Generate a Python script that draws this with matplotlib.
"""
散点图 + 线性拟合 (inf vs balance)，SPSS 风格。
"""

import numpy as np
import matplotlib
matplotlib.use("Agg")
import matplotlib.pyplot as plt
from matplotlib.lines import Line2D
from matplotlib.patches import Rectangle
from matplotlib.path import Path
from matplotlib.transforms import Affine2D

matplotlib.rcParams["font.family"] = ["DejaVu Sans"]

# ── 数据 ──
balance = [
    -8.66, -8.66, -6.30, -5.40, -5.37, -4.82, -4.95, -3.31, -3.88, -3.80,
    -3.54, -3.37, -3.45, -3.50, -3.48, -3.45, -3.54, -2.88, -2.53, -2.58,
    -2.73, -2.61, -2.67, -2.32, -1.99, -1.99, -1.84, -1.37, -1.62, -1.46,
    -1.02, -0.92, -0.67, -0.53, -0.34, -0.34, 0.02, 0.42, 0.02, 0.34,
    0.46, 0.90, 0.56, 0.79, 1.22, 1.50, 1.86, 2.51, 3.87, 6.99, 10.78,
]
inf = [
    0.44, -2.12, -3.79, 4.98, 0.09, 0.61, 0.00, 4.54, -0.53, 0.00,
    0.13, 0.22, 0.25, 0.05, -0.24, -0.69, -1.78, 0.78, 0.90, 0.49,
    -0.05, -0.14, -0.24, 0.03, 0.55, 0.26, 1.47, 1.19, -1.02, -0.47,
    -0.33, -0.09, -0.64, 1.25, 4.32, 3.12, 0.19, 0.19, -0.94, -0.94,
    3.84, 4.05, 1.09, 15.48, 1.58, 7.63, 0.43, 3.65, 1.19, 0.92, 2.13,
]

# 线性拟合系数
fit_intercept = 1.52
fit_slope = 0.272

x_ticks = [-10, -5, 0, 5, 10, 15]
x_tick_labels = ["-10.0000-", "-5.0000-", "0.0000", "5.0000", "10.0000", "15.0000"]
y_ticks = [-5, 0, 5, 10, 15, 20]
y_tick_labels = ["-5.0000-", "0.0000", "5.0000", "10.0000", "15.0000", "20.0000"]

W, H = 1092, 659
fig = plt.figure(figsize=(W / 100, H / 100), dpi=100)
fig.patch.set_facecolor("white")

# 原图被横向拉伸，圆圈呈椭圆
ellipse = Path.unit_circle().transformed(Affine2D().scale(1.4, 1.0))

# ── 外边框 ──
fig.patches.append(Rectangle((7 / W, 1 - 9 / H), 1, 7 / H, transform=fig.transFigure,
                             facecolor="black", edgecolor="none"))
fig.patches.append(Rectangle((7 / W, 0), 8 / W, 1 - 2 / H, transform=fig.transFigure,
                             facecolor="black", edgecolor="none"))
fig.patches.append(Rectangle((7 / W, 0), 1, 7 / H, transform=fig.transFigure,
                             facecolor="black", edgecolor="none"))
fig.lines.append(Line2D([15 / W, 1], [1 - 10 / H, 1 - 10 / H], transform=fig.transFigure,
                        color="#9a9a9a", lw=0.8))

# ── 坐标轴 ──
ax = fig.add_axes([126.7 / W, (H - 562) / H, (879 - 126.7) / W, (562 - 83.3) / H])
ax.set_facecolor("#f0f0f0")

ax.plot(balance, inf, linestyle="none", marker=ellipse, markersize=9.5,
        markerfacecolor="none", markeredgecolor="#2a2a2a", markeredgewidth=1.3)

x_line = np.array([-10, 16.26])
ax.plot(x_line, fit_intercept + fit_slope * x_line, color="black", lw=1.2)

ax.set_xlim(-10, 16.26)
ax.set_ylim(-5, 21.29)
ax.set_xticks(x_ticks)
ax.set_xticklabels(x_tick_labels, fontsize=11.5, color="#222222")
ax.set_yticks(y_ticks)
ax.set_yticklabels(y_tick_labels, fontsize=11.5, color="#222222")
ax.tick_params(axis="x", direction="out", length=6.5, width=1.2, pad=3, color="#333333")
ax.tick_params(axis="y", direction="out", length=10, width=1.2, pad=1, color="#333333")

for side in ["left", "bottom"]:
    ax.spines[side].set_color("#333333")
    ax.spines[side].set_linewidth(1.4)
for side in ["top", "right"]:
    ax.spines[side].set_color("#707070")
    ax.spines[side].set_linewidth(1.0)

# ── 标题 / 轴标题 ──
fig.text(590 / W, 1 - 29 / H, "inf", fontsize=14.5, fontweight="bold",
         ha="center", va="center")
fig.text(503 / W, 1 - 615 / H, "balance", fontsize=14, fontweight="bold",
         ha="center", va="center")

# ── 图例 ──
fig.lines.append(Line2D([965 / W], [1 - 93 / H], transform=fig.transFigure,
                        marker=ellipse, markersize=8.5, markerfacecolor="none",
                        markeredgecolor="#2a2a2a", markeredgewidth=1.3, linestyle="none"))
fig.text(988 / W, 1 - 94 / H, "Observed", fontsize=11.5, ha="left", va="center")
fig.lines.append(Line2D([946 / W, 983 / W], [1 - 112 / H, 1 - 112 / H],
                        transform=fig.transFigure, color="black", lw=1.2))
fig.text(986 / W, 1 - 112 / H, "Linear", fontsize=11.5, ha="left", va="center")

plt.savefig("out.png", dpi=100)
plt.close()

What the exercise asks:
Copy out the whole listing, exactly as written.

Solution:
Generate a Python script that draws this with matplotlib.
"""
散点图 + 线性拟合 (inf vs balance)，SPSS 风格。
"""

import numpy as np
import matplotlib
matplotlib.use("Agg")
import matplotlib.pyplot as plt
from matplotlib.lines import Line2D
from matplotlib.patches import Rectangle
from matplotlib.path import Path
from matplotlib.transforms import Affine2D

matplotlib.rcParams["font.family"] = ["DejaVu Sans"]

# ── 数据 ──
balance = [
    -8.66, -8.66, -6.30, -5.40, -5.37, -4.82, -4.95, -3.31, -3.88, -3.80,
    -3.54, -3.37, -3.45, -3.50, -3.48, -3.45, -3.54, -2.88, -2.53, -2.58,
    -2.73, -2.61, -2.67, -2.32, -1.99, -1.99, -1.84, -1.37, -1.62, -1.46,
    -1.02, -0.92, -0.67, -0.53, -0.34, -0.34, 0.02, 0.42, 0.02, 0.34,
    0.46, 0.90, 0.56, 0.79, 1.22, 1.50, 1.86, 2.51, 3.87, 6.99, 10.78,
]
inf = [
    0.44, -2.12, -3.79, 4.98, 0.09, 0.61, 0.00, 4.54, -0.53, 0.00,
    0.13, 0.22, 0.25, 0.05, -0.24, -0.69, -1.78, 0.78, 0.90, 0.49,
    -0.05, -0.14, -0.24, 0.03, 0.55, 0.26, 1.47, 1.19, -1.02, -0.47,
    -0.33, -0.09, -0.64, 1.25, 4.32, 3.12, 0.19, 0.19, -0.94, -0.94,
    3.84, 4.05, 1.09, 15.48, 1.58, 7.63, 0.43, 3.65, 1.19, 0.92, 2.13,
]

# 线性拟合系数
fit_intercept = 1.52
fit_slope = 0.272

x_ticks = [-10, -5, 0, 5, 10, 15]
x_tick_labels = ["-10.0000-", "-5.0000-", "0.0000", "5.0000", "10.0000", "15.0000"]
y_ticks = [-5, 0, 5, 10, 15, 20]
y_tick_labels = ["-5.0000-", "0.0000", "5.0000", "10.0000", "15.0000", "20.0000"]

W, H = 1092, 659
fig = plt.figure(figsize=(W / 100, H / 100), dpi=100)
fig.patch.set_facecolor("white")

# 原图被横向拉伸，圆圈呈椭圆
ellipse = Path.unit_circle().transformed(Affine2D().scale(1.4, 1.0))

# ── 外边框 ──
fig.patches.append(Rectangle((7 / W, 1 - 9 / H), 1, 7 / H, transform=fig.transFigure,
                             facecolor="black", edgecolor="none"))
fig.patches.append(Rectangle((7 / W, 0), 8 / W, 1 - 2 / H, transform=fig.transFigure,
                             facecolor="black", edgecolor="none"))
fig.patches.append(Rectangle((7 / W, 0), 1, 7 / H, transform=fig.transFigure,
                             facecolor="black", edgecolor="none"))
fig.lines.append(Line2D([15 / W, 1], [1 - 10 / H, 1 - 10 / H], transform=fig.transFigure,
                        color="#9a9a9a", lw=0.8))

# ── 坐标轴 ──
ax = fig.add_axes([126.7 / W, (H - 562) / H, (879 - 126.7) / W, (562 - 83.3) / H])
ax.set_facecolor("#f0f0f0")

ax.plot(balance, inf, linestyle="none", marker=ellipse, markersize=9.5,
        markerfacecolor="none", markeredgecolor="#2a2a2a", markeredgewidth=1.3)

x_line = np.array([-10, 16.26])
ax.plot(x_line, fit_intercept + fit_slope * x_line, color="black", lw=1.2)

ax.set_xlim(-10, 16.26)
ax.set_ylim(-5, 21.29)
ax.set_xticks(x_ticks)
ax.set_xticklabels(x_tick_labels, fontsize=11.5, color="#222222")
ax.set_yticks(y_ticks)
ax.set_yticklabels(y_tick_labels, fontsize=11.5, color="#222222")
ax.tick_params(axis="x", direction="out", length=6.5, width=1.2, pad=3, color="#333333")
ax.tick_params(axis="y", direction="out", length=10, width=1.2, pad=1, color="#333333")

for side in ["left", "bottom"]:
    ax.spines[side].set_color("#333333")
    ax.spines[side].set_linewidth(1.4)
for side in ["top", "right"]:
    ax.spines[side].set_color("#707070")
    ax.spines[side].set_linewidth(1.0)

# ── 标题 / 轴标题 ──
fig.text(590 / W, 1 - 29 / H, "inf", fontsize=14.5, fontweight="bold",
         ha="center", va="center")
fig.text(503 / W, 1 - 615 / H, "balance", fontsize=14, fontweight="bold",
         ha="center", va="center")

# ── 图例 ──
fig.lines.append(Line2D([965 / W], [1 - 93 / H], transform=fig.transFigure,
                        marker=ellipse, markersize=8.5, markerfacecolor="none",
                        markeredgecolor="#2a2a2a", markeredgewidth=1.3, linestyle="none"))
fig.text(988 / W, 1 - 94 / H, "Observed", fontsize=11.5, ha="left", va="center")
fig.lines.append(Line2D([946 / W, 983 / W], [1 - 112 / H, 1 - 112 / H],
                        transform=fig.transFigure, color="black", lw=1.2))
fig.text(986 / W, 1 - 112 / H, "Linear", fontsize=11.5, ha="left", va="center")

plt.savefig("out.png", dpi=100)
plt.close()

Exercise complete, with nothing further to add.